## Work to be completed
Isolate every line in the records below with "this" in it.

## Supplied material
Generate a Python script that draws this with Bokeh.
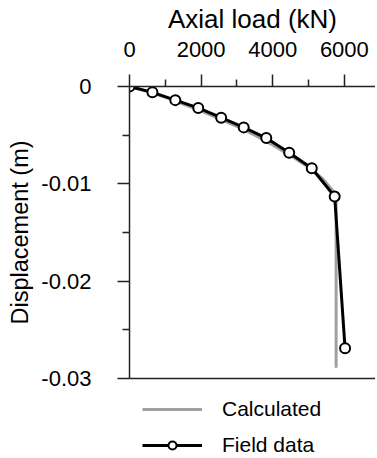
from bokeh.plotting import figure
from bokeh.layouts import column
from bokeh.models import (LinearAxis, FixedTicker, CustomJSTickFormatter, Range1d,
                          Legend, LegendItem)
from bokeh.embed import file_html
from bokeh.resources import INLINE

# Data
load_field = [0, 640, 1280, 1920, 2560, 3190, 3820, 4460, 5090, 5730, 6020]
disp_field = [0, -0.0006, -0.0014, -0.0022, -0.0032, -0.0042, -0.0053, -0.0068, -0.0084, -0.0113, -0.0269]

load_calc = [0, 500, 1000, 1500, 2000, 2500, 3000, 3500, 4000, 4500, 5000, 5400, 5700, 5770, 5770]
disp_calc = [0, -0.0005, -0.0011, -0.0018, -0.0025, -0.0033, -0.0041, -0.0050, -0.0060, -0.0071,
             -0.0083, -0.0095, -0.0108, -0.0113, -0.0289]

x_ticks = [0, 2000, 4000, 6000]
x_minor = [1000, 3000, 5000]
y_ticks = [0, -0.01, -0.02, -0.03]
y_minor = [-0.005, -0.015, -0.025]

FONT = "Liberation Sans"
GRAY = "#a0a0a0"

p = figure(frame_width=246, frame_height=292, output_backend="svg", toolbar_location=None,
           x_axis_location="above", x_range=Range1d(0, 6870), y_range=Range1d(-0.03, 0),
           min_border_left=129, min_border_top=84, min_border_right=0, min_border_bottom=16)
p.grid.visible = False
p.outline_line_color = None

xa = p.xaxis[0]
xa.ticker = FixedTicker(ticks=x_ticks, minor_ticks=x_minor)
xa.axis_label = "Axial load (kN)"
ya = p.yaxis[0]
ya.ticker = FixedTicker(ticks=y_ticks, minor_ticks=y_minor)
ya.formatter = CustomJSTickFormatter(code="return tick == 0 ? '0' : tick.toFixed(2);")
ya.axis_label = "Displacement (m)"

for ax in (xa, ya):
    ax.axis_line_color = "#222222"
    ax.axis_line_width = 1.5
    ax.major_tick_line_color = "#222222"
    ax.major_tick_line_width = 1.5
    ax.minor_tick_line_color = "#222222"
    ax.minor_tick_line_width = 1.5
    ax.major_tick_in = 0
    ax.major_tick_out = 12
    ax.minor_tick_in = 0
    ax.minor_tick_out = 7
    ax.major_label_text_font = FONT
    ax.major_label_text_font_size = "22px"
    ax.major_label_text_color = "black"
    ax.axis_label_text_font = FONT
    ax.axis_label_text_font_style = "normal"
    ax.axis_label_text_color = "black"

xa.axis_label_text_font_size = "26px"
ya.axis_label_text_font_size = "23.5px"
xa.major_label_standoff = 18
xa.axis_label_standoff = 5
ya.major_label_standoff = 26
ya.axis_label_standoff = 5

bottom = LinearAxis(ticker=FixedTicker(ticks=x_ticks, minor_ticks=x_minor))
bottom.major_tick_out = 0
bottom.major_tick_in = 0
bottom.minor_tick_out = 0
bottom.minor_tick_in = 0
bottom.major_label_standoff = 0
bottom.major_label_text_font_size = "0px"
bottom.major_label_text_alpha = 0
bottom.axis_line_color = "#222222"
bottom.axis_line_width = 1.5
p.add_layout(bottom, "below")

p.line(load_calc, disp_calc, line_color=GRAY, line_width=3)
p.line(load_field, disp_field, line_color="black", line_width=3)
p.scatter(load_field, disp_field, size=10, fill_color="white", line_color="black", line_width=2)

# Legend strip below the chart (its renderers lie outside its view range)
q = figure(width=375, height=63, output_backend="svg", toolbar_location=None,
           x_range=Range1d(100000, 100001), y_range=Range1d(1, 2),
           min_border=0)
q.axis.visible = False
q.grid.visible = False
q.outline_line_color = None
lc = q.line(load_calc, disp_calc, line_color=GRAY, line_width=3)
lf = q.line(load_field, disp_field, line_color="black", line_width=3)
ls = q.scatter(load_field, disp_field, size=9, fill_color="white", line_color="black", line_width=2)

legend = Legend(items=[LegendItem(label="Calculated", renderers=[lc]),
                       LegendItem(label="Field data", renderers=[lf, ls])],
                location=(13, 0), orientation="vertical",
                background_fill_alpha=0, border_line_color=None,
                padding=0, margin=0, spacing=12, glyph_width=60, glyph_height=20,
                label_standoff=20, label_text_font=FONT, label_text_font_size="21px",
                label_text_color="black")
q.add_layout(legend, "center")

layout = column(p, q, spacing=0)
open("out.html", "w").write(file_html(layout, INLINE))
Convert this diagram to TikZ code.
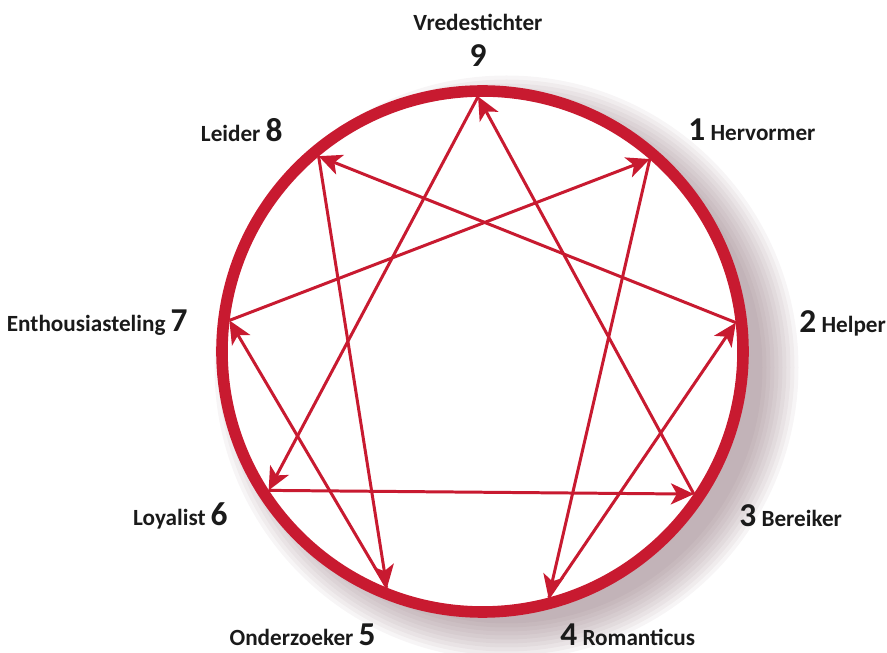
\documentclass[tikz,border=0pt]{standalone}
\usepackage{fontspec}
\setmainfont{Carlito}
\usetikzlibrary{arrows.meta, calc}
\definecolor{ennRed}{HTML}{C81A30}
\definecolor{ennShadow}{HTML}{7A5862}
\definecolor{ennText}{HTML}{1A1A1A}
\tikzset{
  arrowE/.style={-{Stealth[length=4.6mm, width=4.2mm, inset=1.2mm]}, ennRed, line width=1.7pt},
  ring/.style={draw=ennRed, line width=6.6pt, fill=white},
  lblBox/.style={text=ennText, font=\bfseries\fontsize{13.2}{15}\selectfont, inner sep=0pt},
}
\newcommand{\ennNum}[1]{{\fontsize{19}{21}\selectfont #1}}
\begin{document}
\begin{tikzpicture}[x=0.02cm, y=0.02cm]
  \useasboundingbox (0,0) rectangle (887,653);
  \coordinate (c) at (482.5,301.5);
  % soft shadow
  \foreach \r in {292,288,...,256}
    \fill[ennShadow, opacity=0.06] ($(c)+(24,-16)$) circle (\r);
  \draw[ring] (c) circle (260.5);
  \foreach \n/\a in {9/91, 1/49, 2/6.5, 3/-34, 4/-75, 5/-112, 6/-147, 7/173, 8/130}
    \coordinate (p\n) at ($(c)+(\a:255)$);
  \draw[arrowE] (p1) -- (p4); \draw[arrowE] (p4) -- (p2);
  \draw[arrowE] (p2) -- (p8); \draw[arrowE] (p8) -- (p5);
  \draw[arrowE] (p5) -- (p7); \draw[arrowE] (p7) -- (p1);
  \draw[arrowE] (p9) -- (p6); \draw[arrowE] (p6) -- (p3);
  \draw[arrowE] (p3) -- (p9);
  % labels
  \node[lblBox, anchor=base] (n9) at (478,622) {Vredestichter};
  \node[lblBox, anchor=base] (l9) at (478,586) {\ennNum{9}};
  \node[lblBox, anchor=base east] (l8) at (283,511) {Leider \ennNum{8}};
  \node[lblBox, anchor=base west] (l1) at (688,512) {\ennNum{1} Hervormer};
  \node[lblBox, anchor=base east] (l7) at (188,321) {Enthousiasteling \ennNum{7}};
  \node[lblBox, anchor=base west] (l2) at (799,320) {\ennNum{2} Helper};
  \node[lblBox, anchor=base east] (l6) at (228,127) {Loyalist \ennNum{6}};
  \node[lblBox, anchor=base west] (l3) at (739,126) {\ennNum{3} Bereiker};
  \node[lblBox, anchor=base east] (l5) at (376,7) {Onderzoeker \ennNum{5}};
  \node[lblBox, anchor=base west] (l4) at (560,7) {\ennNum{4} Romanticus};
\end{tikzpicture}
\end{document}
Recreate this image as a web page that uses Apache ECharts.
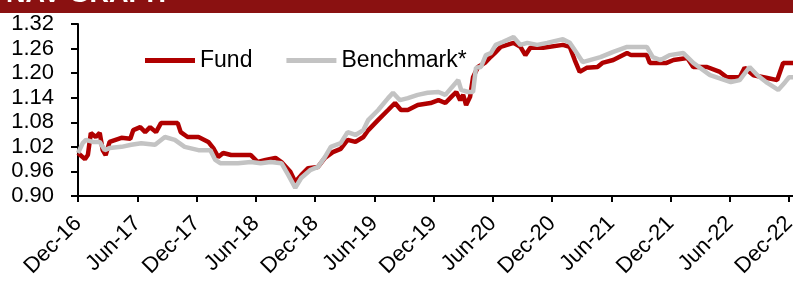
<!DOCTYPE html>
<html>
<head>
<meta charset="utf-8">
<script src="https://cdn.jsdelivr.net/npm/echarts@6/dist/echarts.min.js"></script>
<style>
html, body { margin: 0; padding: 0; background: #fff; }
#nav { width: 793px; height: 288px; }
</style>
</head>
<body>
<div id="nav"></div>
<script>
/*---------------------- NAV graph -----------------------*/

// x positions are months after Dec-16
var tickLabels = ['Dec-16','Jun-17','Dec-17','Jun-18','Dec-18','Jun-19','Dec-19',
                  'Jun-20','Dec-20','Jun-21','Dec-21','Jun-22','Dec-22'];

var fundMonths = [0,0.2,0.7,1.0,1.3,1.8,2.2,2.5,2.8,3.2,4.4,5.3,5.6,6.3,6.8,7.3,7.9,8.4,9.4,10.1,
  10.4,11.1,12.2,13.2,13.7,14.2,14.7,15.5,16.5,17.5,18.2,19.0,20.0,20.6,21.5,22.0,22.6,23.3,24.3,25.0,
  25.8,26.6,27.3,28.1,28.9,29.4,30.4,31.4,32.1,32.7,33.4,34.4,35.7,36.5,37.2,37.8,38.3,38.7,39.0,39.3,
  39.7,40.0,40.5,41.2,41.8,42.2,42.8,44.1,44.8,45.3,45.8,47.1,49.1,49.8,50.3,50.8,51.5,52.6,53.1,54.2,
  55.6,56.0,57.6,57.9,59.6,60.3,61.7,62.3,63.7,65.0,65.7,67.0,67.5,68.4,69.8,70.8,71.4,72.4];
var fundValues = [1.005,1.005,0.99,1.00,1.054,1.044,1.054,1.012,1.00,1.032,1.042,1.04,1.061,1.068,1.056,1.068,1.056,1.078,1.078,1.078,
  1.056,1.044,1.044,1.032,1.017,0.995,1.005,1.00,1.00,1.00,0.983,0.988,0.993,0.983,0.959,0.934,0.951,0.968,0.971,0.993,
  1.007,1.015,1.037,1.032,1.044,1.061,1.086,1.11,1.127,1.11,1.11,1.122,1.127,1.134,1.127,1.142,1.154,1.134,1.147,1.122,
  1.142,1.19,1.215,1.225,1.240,1.249,1.264,1.274,1.264,1.244,1.262,1.262,1.269,1.264,1.232,1.203,1.213,1.215,1.225,1.232,
  1.249,1.244,1.244,1.225,1.225,1.232,1.237,1.215,1.215,1.203,1.19,1.19,1.213,1.195,1.188,1.183,1.225,1.225];

var benchMonths = [0,0.5,0.8,1.5,2.2,2.7,3.2,4.4,5.4,6.4,7.8,8.8,9.8,10.8,12.2,13.4,13.9,14.4,16.2,17.5,
  18.5,19.5,20.6,21.3,22.0,22.6,23.5,24.3,25.0,25.6,26.6,27.3,28.1,28.9,29.4,30.4,31.4,31.9,32.6,33.4,
  34.4,35.4,36.5,37.2,37.8,38.5,38.8,39.5,40.0,40.3,40.8,41.3,41.8,42.3,43.0,44.1,44.8,45.5,46.5,47.5,
  49.1,49.8,50.5,51.1,52.9,54.2,55.6,57.6,58.2,59.0,59.9,61.3,62.3,64.0,66.1,67.0,68.0,68.8,69.8,70.9,
  71.6,72.0,72.4];
var benchValues = [1.005,1.03,1.037,1.032,1.032,1.012,1.017,1.02,1.025,1.029,1.025,1.044,1.037,1.02,1.012,1.012,0.988,0.98,0.98,0.983,
  0.98,0.983,0.98,0.951,0.92,0.944,0.963,0.971,0.995,1.02,1.029,1.056,1.049,1.061,1.086,1.11,1.139,1.152,1.134,1.139,
  1.147,1.152,1.154,1.147,1.164,1.183,1.159,1.154,1.154,1.213,1.215,1.244,1.249,1.269,1.276,1.288,1.269,1.274,1.269,1.274,
  1.283,1.274,1.249,1.227,1.239,1.252,1.264,1.264,1.239,1.232,1.244,1.249,1.225,1.195,1.178,1.183,1.215,1.195,1.176,1.159,
  1.178,1.19,1.19];

function pairs(xs, ys) {
  var out = [];
  for (var i = 0; i < xs.length; i++) out.push([xs[i], ys[i]]);
  return out;
}

var font = 'Liberation Sans, Arial, sans-serif';
var tickMonths = [0,6,12,18,24,30,36,42,48,54,60,66,72];

var opt = {
  animation: false,
  backgroundColor: '#fff',
  graphic: [
    { type: 'rect', left: 0, top: 0, shape: { width: 793, height: 13 }, style: { fill: '#8A1111' } },
    { type: 'text', left: 6, top: -19, style: { text: 'NAV GRAPH', fill: '#fff', font: 'bold 27px ' + font } }
  ],
  grid: { left: 78, right: 0, top: 24, bottom: 92, containLabel: false, outerBoundsMode: 'none' },
  legend: {
    left: 145, top: 49, padding: 0,
    icon: 'rect', itemWidth: 50, itemHeight: 5, itemGap: 34,
    textStyle: { fontSize: 23, color: '#000', fontFamily: font },
    data: ['Fund', 'Benchmark*']
  },
  xAxis: {
    type: 'value', min: 0, max: 72.4, interval: 6,
    axisLine: { lineStyle: { color: '#000', width: 2 } },
    axisTick: { show: true, length: 6, lineStyle: { color: '#000', width: 2 }, customValues: tickMonths },
    axisLabel: {
      rotate: 45, margin: 24, fontSize: 22, color: '#000', fontFamily: font,
      customValues: tickMonths,
      formatter: function (v) {
        var i = Math.round(v / 6);
        return (Math.abs(v - i * 6) < 0.01) ? tickLabels[i] : '';
      }
    },
    splitLine: { show: false }
  },
  yAxis: {
    type: 'value', min: 0.90, max: 1.32, interval: 0.06,
    axisLine: { show: true, lineStyle: { color: '#000', width: 2 } },
    axisTick: { show: true, length: 7, lineStyle: { color: '#000', width: 2 } },
    axisLabel: { margin: 24, fontSize: 22, color: '#000', fontFamily: font,
                 formatter: function (v) { return v.toFixed(2); } },
    splitLine: { show: false }
  },
  series: [
    { name: 'Fund', type: 'line', showSymbol: false, color: '#B00000',
      lineStyle: { width: 4.5, color: '#B00000' }, data: pairs(fundMonths, fundValues) },
    { name: 'Benchmark*', type: 'line', showSymbol: false, color: '#C3C3C3',
      lineStyle: { width: 4.5, color: '#C3C3C3' }, data: pairs(benchMonths, benchValues) }
  ]
};

var nav = echarts.init(document.getElementById('nav'));
nav.setOption(opt);
</script>
</body>
</html>
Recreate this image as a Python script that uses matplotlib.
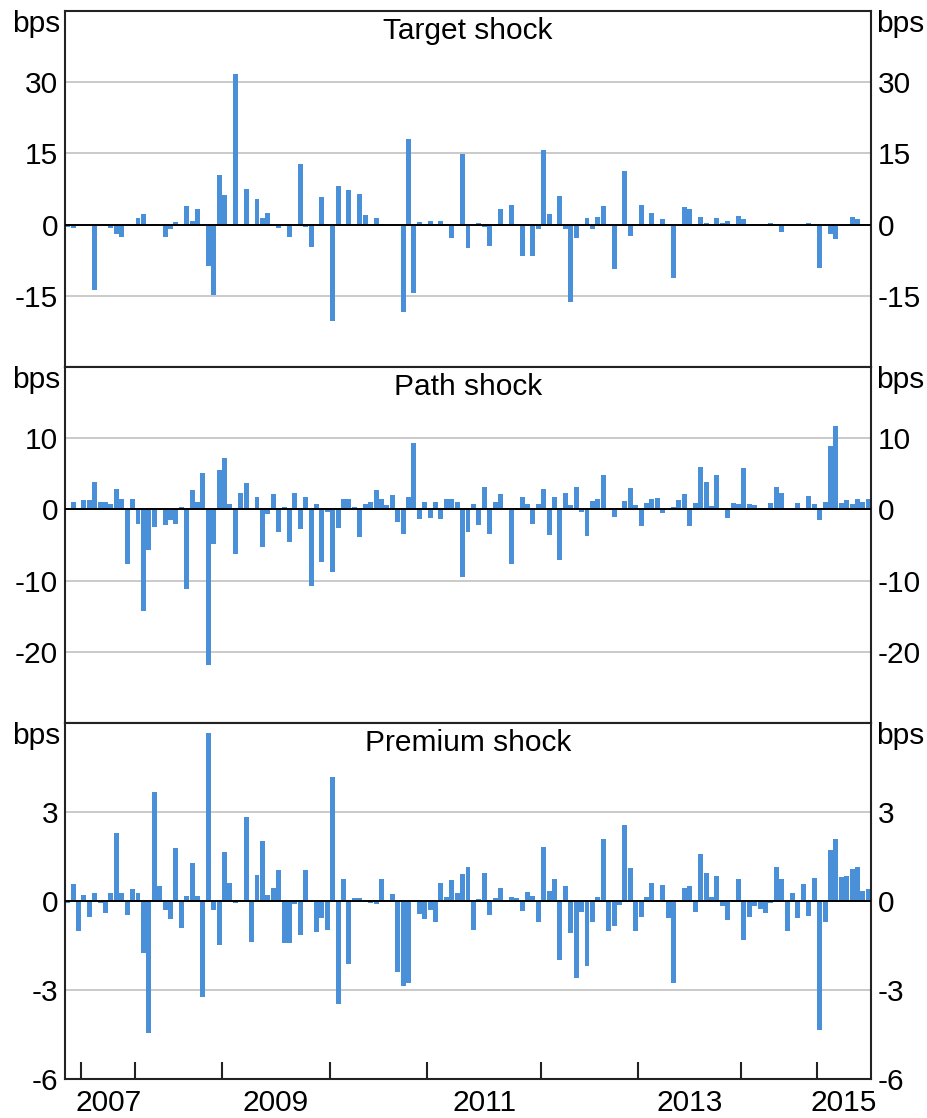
import matplotlib
matplotlib.use("Agg")
import matplotlib.pyplot as plt
import numpy as np

# shock values per announcement (bps)
target = [-0.5, -0.8, -0.35, -0.35, 0, -13.7, 0, -0.3, -0.8, -2.0,
          -2.5, -0.2, 0, 1.3, 2.3, -0.3, 0.1, 0, -2.5, -1.0,
          0.6, 0, 3.9, 0.8, 3.2, 0, -8.8, -14.9, 10.4, 6.3,
          0, 31.7, 0, 7.5, 0, 5.3, 1.5, 2.5, 0, -0.8,
          0, -2.7, 0, 12.7, -0.6, -4.8, 0, 5.9, 0, -20.2,
          8.2, 0, 7.4, 0, 6.5, 2.1, 0, 1.3, 0.1, -0.1,
          -0.1, -0.1, -18.3, 18.0, -14.5, 0.6, 0, 0.8, 0, 0.8,
          -0.3, -2.9, 0, 14.8, -5.0, 0, 0.4, -0.5, -4.4, -0.3,
          3.4, 0, 4.2, 0, -6.7, 0, -6.5, -1.0, 15.8, 2.3,
          0, 6.1, -1.0, -16.4, -2.9, -0.3, 1.3, -1.0, 1.7, 4.0,
          0, -9.4, 0, 11.2, -2.3, 0, 4.2, 0, 2.5, 0,
          1.1, 0, -11.3, 0, 3.8, 3.2, 0, 1.7, 0.4, 0,
          1.5, 0.3, 0.8, 0, 1.9, 1.1, 0, 0.2, 0, 0.1,
          0.4, 0, -1.6, -0.1, 0, 0, 0, 0.4, 0, -9.2,
          0, -2.0, -3.1, -0.2, 0, 1.7, 1.1, 0, 0]

path = [0.1, 1.1, 0, 1.3, 1.3, 3.8, 1.0, 1.0, 0.7, 2.8,
        1.5, -7.7, 1.5, -2.1, -14.3, -5.7, -2.5, 0, -2.2, -1.5,
        -2.1, 0.4, -11.2, 2.7, 1.1, 5.1, -21.9, -4.9, 5.6, 7.2,
        0.8, -6.2, 2.3, 3.7, 0, 1.8, -5.3, -0.7, 2.1, -3.2,
        0.3, -4.6, 2.3, -2.8, 1.8, -10.7, 0.8, -7.4, -0.4, -8.8,
        -2.6, 1.5, 1.4, 0.3, -3.9, 0.7, 1.0, 2.7, 1.5, 0.6,
        2.0, -1.8, -3.5, 1.8, 9.4, -1.4, 1.1, -1.2, 1.1, -1.4,
        1.4, 1.4, 1.0, -9.5, -3.2, 0.8, -2.2, 3.2, -3.5, 1.0,
        2.1, 0.1, -7.6, 0.2, 1.8, 0.8, -2.0, 0.8, 2.9, -3.6,
        1.8, -7.1, 2.3, 0.6, 3.2, -0.4, -3.7, 1.2, 1.4, 4.9,
        0.05, -1.1, 0, 1.2, 3.0, 0.6, -2.3, 0.9, 1.5, 1.6,
        -0.5, 0.1, 0.4, 1.3, 2.2, -2.3, 0.9, 6.0, 3.9, 0.5,
        4.9, 0.1, -1.2, 0.9, 0.8, 5.8, 0.8, 0.6, 0.1, 0.1,
        0.9, 3.1, 2.3, 0.05, 0.05, 0.9, 0.1, 1.9, 0.8, -1.5,
        1.0, 8.9, 11.7, 0.9, 1.3, 0.7, 1.5, 1.0, 1.5]

premium = [-0.08, 0.57, -1.0, 0.2, -0.53, 0.27, -0.07, -0.4, 0.27, 2.29,
           0.27, -0.46, 0.4, 0.27, -1.74, -4.44, 3.67, 0.5, -0.29, -0.6,
           1.79, -0.9, 0.17, 1.28, 0.17, -3.22, 5.66, -0.29, -1.47, 1.65,
           0.6, -0.06, 0.03, 2.83, -1.37, 0.88, 2.02, 0.2, 0.44, 1.04,
           -1.4, -1.4, -0.09, -1.13, 1.04, -0.03, -1.03, -0.56, -0.97, 4.18,
           -3.46, 0.74, -2.11, 0.1, 0.1, -0.03, -0.06, -0.09, 0.74, 0.02,
           0.24, -2.38, -2.85, -2.75, -0.02, -0.43, -0.6, -0.29, -0.7, 0.6,
           0.13, 0.7, 0.27, 0.91, 1.15, -0.97, 0.08, 0.94, -0.46, 0.1,
           0.44, 0.02, 0.13, 0.1, -0.33, 0.3, 0.17, -0.7, 1.82, 0.34,
           0.74, -1.98, 0.5, -1.07, -2.58, -0.36, -2.18, -0.7, 0.13, 2.09,
           -1.0, -0.83, -0.12, 2.56, 1.11, -1.0, -0.53, 0.13, 0.6, 0.03,
           0.54, -0.56, -2.75, 0, 0.44, 0.5, -0.36, 1.6, 0.94, 0.13,
           0.84, -0.16, -0.63, 0.02, 0.74, -1.3, -0.53, -0.16, -0.26, -0.4,
           -0.06, 1.15, 0.74, -1.0, 0.27, -0.56, 0.57, -0.49, 0.78, -4.34,
           -0.7, 1.72, 2.09, 0.81, 0.84, 1.08, 1.15, 0.34, 0.4]

# index of first announcement in each year
year_start = [3, 13, 29, 49, 67, 88, 106, 125, 139]
years = [2007, 2008, 2009, 2010, 2011, 2012, 2013, 2014, 2015]

titles = ["Target shock", "Path shock", "Premium shock"]
ylims = [(-30, 45), (-30, 20), (-6, 6)]
yticks = [[-15, 0, 15, 30], [-20, -10, 0, 10], [-6, -3, 0, 3]]

plt.rcParams['font.family'] = ['Liberation Sans', 'DejaVu Sans']
plt.rcParams['font.size'] = 21.5

n = len(target)
x = np.arange(n) + 0.5
bar_col = '#4A90D9'

fig = plt.figure(figsize=(9.28, 11.18), dpi=100)
left, width = 0.070, 0.8686
h = 0.3184
bottoms = [0.0349 + 2 * h, 0.0349 + h, 0.0349]

for k, vals in enumerate([target, path, premium]):
    ax = fig.add_axes([left, bottoms[k], width, h])
    ax.bar(x, vals, width=0.92, color=bar_col, zorder=2)
    ax.set_xlim(0, n)
    ax.set_ylim(*ylims[k])
    for t in yticks[k]:
        if t == 0:
            ax.axhline(0, color='black', lw=1.4, zorder=3)
        elif t != ylims[k][0]:
            ax.axhline(t, color='#c6c6c6', lw=1.3, zorder=1)
    ax.set_yticks(yticks[k])
    ax.set_yticklabels([str(t) for t in yticks[k]])
    ax.tick_params(axis='y', length=0, pad=5, labelleft=True, labelright=True)
    for s in ax.spines.values():
        s.set_linewidth(1.5)
        s.set_color('#222222')
    ax.text(0.5, 1 - 20 / 356, titles[k], transform=ax.transAxes,
            ha='center', va='center')
    ax.text(-0.006, 1 - 13 / 356, 'bps', transform=ax.transAxes,
            ha='right', va='center')
    ax.text(1.006, 1 - 13 / 356, 'bps', transform=ax.transAxes,
            ha='left', va='center')
    if k < 2:
        ax.set_xticks([])
    else:
        ax.set_xticks(year_start)
        ax.set_xticklabels([])
        ax.tick_params(axis='x', which='major', direction='in', length=12,
                       width=1.5, color='#222222')
        ends = year_start[1:] + [n]
        mids = [(a + b) / 2 for a, b, y in zip(year_start, ends, years) if y % 2 == 1]
        ax.set_xticks(mids, minor=True)
        ax.set_xticklabels([str(y) for y in years if y % 2 == 1], minor=True)
        ax.tick_params(axis='x', which='minor', length=0, pad=7)

fig.savefig('out.png', dpi=100)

## Exercise response
Generate a Python script that draws this with Bokeh.
Convert this diagram to TikZ code.
Recreate this image as a web page that uses Apache ECharts.
Recreate this image as a Python script that uses matplotlib.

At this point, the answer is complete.